▸ Set task
Can you set down, exactly as they appear below, the lines from the opening of the material through the one bearing "(dim) at (432,28)", minus the pictures?
-- -- --
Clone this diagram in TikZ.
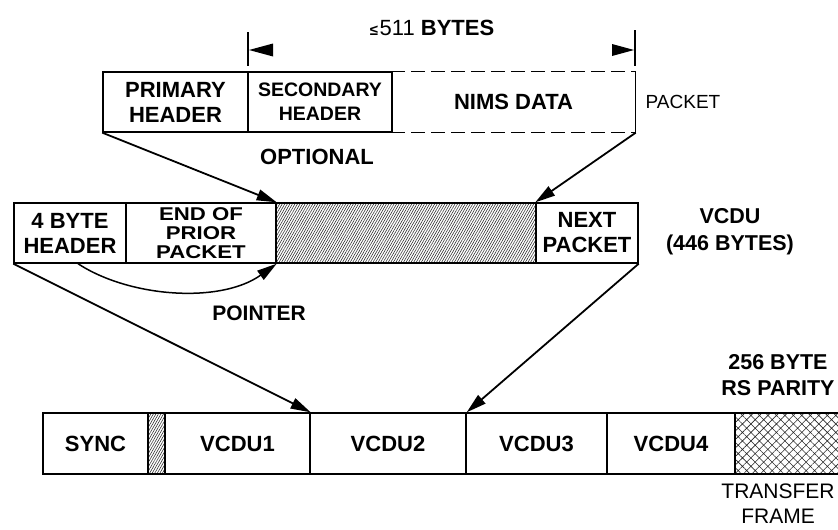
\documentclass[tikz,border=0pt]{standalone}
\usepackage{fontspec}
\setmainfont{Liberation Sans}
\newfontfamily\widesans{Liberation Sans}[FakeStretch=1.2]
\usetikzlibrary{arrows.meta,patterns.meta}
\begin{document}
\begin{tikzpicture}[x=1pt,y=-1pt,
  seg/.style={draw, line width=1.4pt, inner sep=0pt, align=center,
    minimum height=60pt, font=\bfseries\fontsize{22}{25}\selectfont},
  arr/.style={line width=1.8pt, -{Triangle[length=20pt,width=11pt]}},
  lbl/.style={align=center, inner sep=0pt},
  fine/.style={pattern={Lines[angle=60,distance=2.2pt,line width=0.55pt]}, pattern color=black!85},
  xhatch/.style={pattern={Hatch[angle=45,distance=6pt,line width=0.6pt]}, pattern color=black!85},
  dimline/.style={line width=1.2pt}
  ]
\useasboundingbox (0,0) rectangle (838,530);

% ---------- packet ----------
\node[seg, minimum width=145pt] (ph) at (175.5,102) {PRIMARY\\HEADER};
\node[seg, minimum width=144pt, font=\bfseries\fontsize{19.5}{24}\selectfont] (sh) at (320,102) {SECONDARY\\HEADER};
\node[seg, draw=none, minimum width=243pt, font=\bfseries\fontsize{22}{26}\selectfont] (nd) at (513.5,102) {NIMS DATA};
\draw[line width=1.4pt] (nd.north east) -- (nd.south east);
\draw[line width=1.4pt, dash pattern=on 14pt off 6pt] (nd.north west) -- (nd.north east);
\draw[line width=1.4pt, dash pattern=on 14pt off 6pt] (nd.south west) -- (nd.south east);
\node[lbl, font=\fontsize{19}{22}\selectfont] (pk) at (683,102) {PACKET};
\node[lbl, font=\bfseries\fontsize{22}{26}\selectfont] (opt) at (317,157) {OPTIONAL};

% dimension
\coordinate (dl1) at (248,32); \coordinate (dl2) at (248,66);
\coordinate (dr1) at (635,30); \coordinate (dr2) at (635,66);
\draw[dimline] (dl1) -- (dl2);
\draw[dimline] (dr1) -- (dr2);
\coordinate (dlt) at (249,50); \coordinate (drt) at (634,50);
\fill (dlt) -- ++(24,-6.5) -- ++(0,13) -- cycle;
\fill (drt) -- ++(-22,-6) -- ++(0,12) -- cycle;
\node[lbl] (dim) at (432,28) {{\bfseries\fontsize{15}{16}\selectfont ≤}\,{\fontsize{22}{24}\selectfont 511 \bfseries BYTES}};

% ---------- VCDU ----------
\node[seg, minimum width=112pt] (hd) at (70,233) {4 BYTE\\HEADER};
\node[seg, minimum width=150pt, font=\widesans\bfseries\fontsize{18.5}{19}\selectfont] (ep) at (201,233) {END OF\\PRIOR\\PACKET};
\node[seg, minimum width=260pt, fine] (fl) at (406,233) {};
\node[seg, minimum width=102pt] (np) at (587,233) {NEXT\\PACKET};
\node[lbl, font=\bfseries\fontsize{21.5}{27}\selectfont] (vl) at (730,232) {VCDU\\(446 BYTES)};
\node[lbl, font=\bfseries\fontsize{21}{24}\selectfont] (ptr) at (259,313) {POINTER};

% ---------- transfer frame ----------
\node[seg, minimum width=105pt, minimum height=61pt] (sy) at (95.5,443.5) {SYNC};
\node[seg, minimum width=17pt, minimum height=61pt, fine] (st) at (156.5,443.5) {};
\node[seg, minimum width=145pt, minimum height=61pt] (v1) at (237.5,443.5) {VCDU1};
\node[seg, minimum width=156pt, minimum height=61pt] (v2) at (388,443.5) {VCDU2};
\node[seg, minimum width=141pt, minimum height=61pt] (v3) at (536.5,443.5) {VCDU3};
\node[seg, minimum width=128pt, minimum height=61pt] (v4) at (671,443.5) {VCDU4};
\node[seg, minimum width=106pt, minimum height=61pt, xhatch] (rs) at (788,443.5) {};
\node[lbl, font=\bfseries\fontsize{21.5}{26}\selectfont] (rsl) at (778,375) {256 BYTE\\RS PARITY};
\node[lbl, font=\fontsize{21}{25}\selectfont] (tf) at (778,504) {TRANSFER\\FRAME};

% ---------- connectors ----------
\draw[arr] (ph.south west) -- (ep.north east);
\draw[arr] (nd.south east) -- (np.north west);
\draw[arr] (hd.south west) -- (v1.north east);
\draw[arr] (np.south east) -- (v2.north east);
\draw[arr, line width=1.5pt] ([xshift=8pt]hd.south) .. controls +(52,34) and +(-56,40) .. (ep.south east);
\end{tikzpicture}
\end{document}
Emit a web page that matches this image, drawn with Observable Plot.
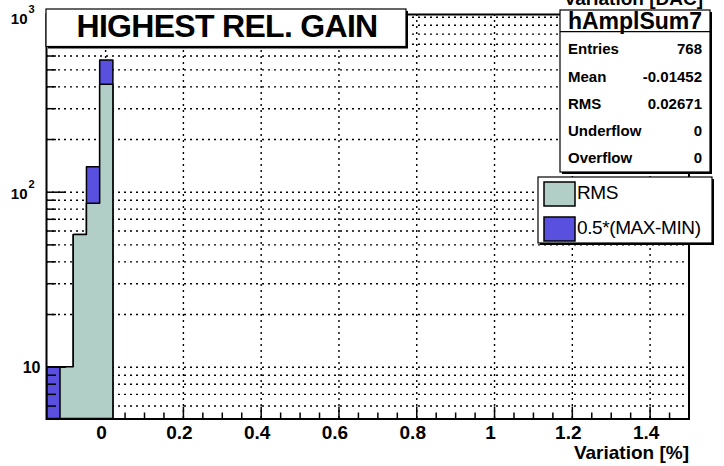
-- -- --
▸ Solution to this problem
Clone this diagram in TikZ.
\documentclass[tikz,border=0pt]{standalone}
\usepackage{fontspec}
\setmainfont{Liberation Sans}
\newfontfamily\widesans{Liberation Sans}[FakeStretch=1.2]
\usetikzlibrary{arrows.meta,patterns.meta}
\begin{document}
\begin{tikzpicture}[x=1pt,y=-1pt,
  seg/.style={draw, line width=1.4pt, inner sep=0pt, align=center,
    minimum height=60pt, font=\bfseries\fontsize{22}{25}\selectfont},
  arr/.style={line width=1.8pt, -{Triangle[length=20pt,width=11pt]}},
  lbl/.style={align=center, inner sep=0pt},
  fine/.style={pattern={Lines[angle=60,distance=2.2pt,line width=0.55pt]}, pattern color=black!85},
  xhatch/.style={pattern={Hatch[angle=45,distance=6pt,line width=0.6pt]}, pattern color=black!85},
  dimline/.style={line width=1.2pt}
  ]
\useasboundingbox (0,0) rectangle (838,530);

% ---------- packet ----------
\node[seg, minimum width=145pt] (ph) at (175.5,102) {PRIMARY\\HEADER};
\node[seg, minimum width=144pt, font=\bfseries\fontsize{19.5}{24}\selectfont] (sh) at (320,102) {SECONDARY\\HEADER};
\node[seg, draw=none, minimum width=243pt, font=\bfseries\fontsize{22}{26}\selectfont] (nd) at (513.5,102) {NIMS DATA};
\draw[line width=1.4pt] (nd.north east) -- (nd.south east);
\draw[line width=1.4pt, dash pattern=on 14pt off 6pt] (nd.north west) -- (nd.north east);
\draw[line width=1.4pt, dash pattern=on 14pt off 6pt] (nd.south west) -- (nd.south east);
\node[lbl, font=\fontsize{19}{22}\selectfont] (pk) at (683,102) {PACKET};
\node[lbl, font=\bfseries\fontsize{22}{26}\selectfont] (opt) at (317,157) {OPTIONAL};

% dimension
\coordinate (dl1) at (248,32); \coordinate (dl2) at (248,66);
\coordinate (dr1) at (635,30); \coordinate (dr2) at (635,66);
\draw[dimline] (dl1) -- (dl2);
\draw[dimline] (dr1) -- (dr2);
\coordinate (dlt) at (249,50); \coordinate (drt) at (634,50);
\fill (dlt) -- ++(24,-6.5) -- ++(0,13) -- cycle;
\fill (drt) -- ++(-22,-6) -- ++(0,12) -- cycle;
\node[lbl] (dim) at (432,28) {{\bfseries\fontsize{15}{16}\selectfont ≤}\,{\fontsize{22}{24}\selectfont 511 \bfseries BYTES}};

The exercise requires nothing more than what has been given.